Another man said his right to block me was his fight against the ravages of capitalism. Did I know about Occidental Petroleum’s effort to drill for oil in Colombia? He had blocked the street in Seattle, he said, to defend the land rights of the U’wa tribe.
Ah. Defending, again.
“Hey,” I said. “I’m not Occidental Petroleum.” Nor were any of the WTO delegates representing Occidental Petroleum. Nor did the agenda of the meeting in Seattle have anything to do with land rights in Colombia, which is not an issue of trade.
That didn’t matter. If this man’s intention was to defend the U’wa, then it was OK to block me.
One woman said, “We don’t care if you feel bad about us blocking access to this meeting.”
I wasn’t offering up my feelings. I was asking her to respect my rights.
Some seemed to think that their right to block me arose out of the will of the people. They were the people, and it was their will. The streets of Seattle on Nov. 30 were “what democracy looks like,” they said.
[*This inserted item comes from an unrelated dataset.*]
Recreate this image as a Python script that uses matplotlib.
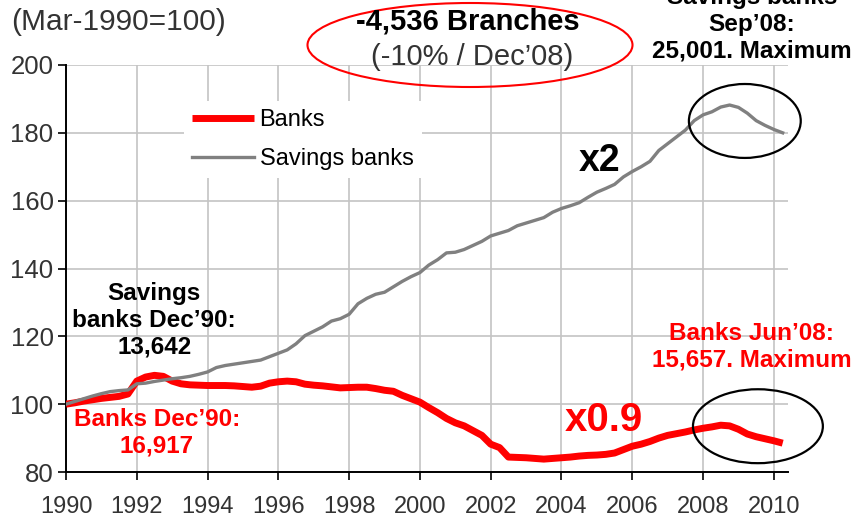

But Seattle had elected Paul Schell, not the Direct Action Network. Paul Schell is what democracy looks like around here. It was the police, with their rubber bullets and pepper gas, who were agents of a government elected by the people. The Direct Action Network was a private organization responsible only to itself.
When I said that, a woman called out, “Don’t they have a right to protest?” Sure; they have a right to assemble and speak. Had they done it while being respectful of others, as the 30,000 supporters of the AFL-CIO did, the mayor would not have suspended the right of assembly in downtown Seattle.
But the protesters’ goal was to prevent the delegates, who were guests of the United States, from attending their assembly. That’s what it meant to “shut down the WTO.”
My audience was all for shutting down the WTO. They thought it was great, and itched to do it again. But they were split on breaking windows. That was going too far, some said. Others said window smashing was defense, too.
An anarchist denounced the characterization of window smashing as “violence.” The correct term was property destruction. He said, “Property destruction is not violent, but property ownership is violent.”
There you have it: It’s violent for you to own it, but not violent for him to wreck it. It’s defense for him to block your way, and an attack when the police remove him.
One person in the audience said she thought my rights had been denied by being obstructed. But she added, “We had to do what we did.” Why? Because it worked. “That’s the way to get attention,” said a man at the back of the hall.
Davis Oldham, the organizer of the forum, took the microphone and asked, “How is that different from saying, `Might makes right’?”
Good question, for an academic audience. But in a world in which attack is defense and property is theft, who’s to say what’s right? You do what works. Afterwards, you can play games with words.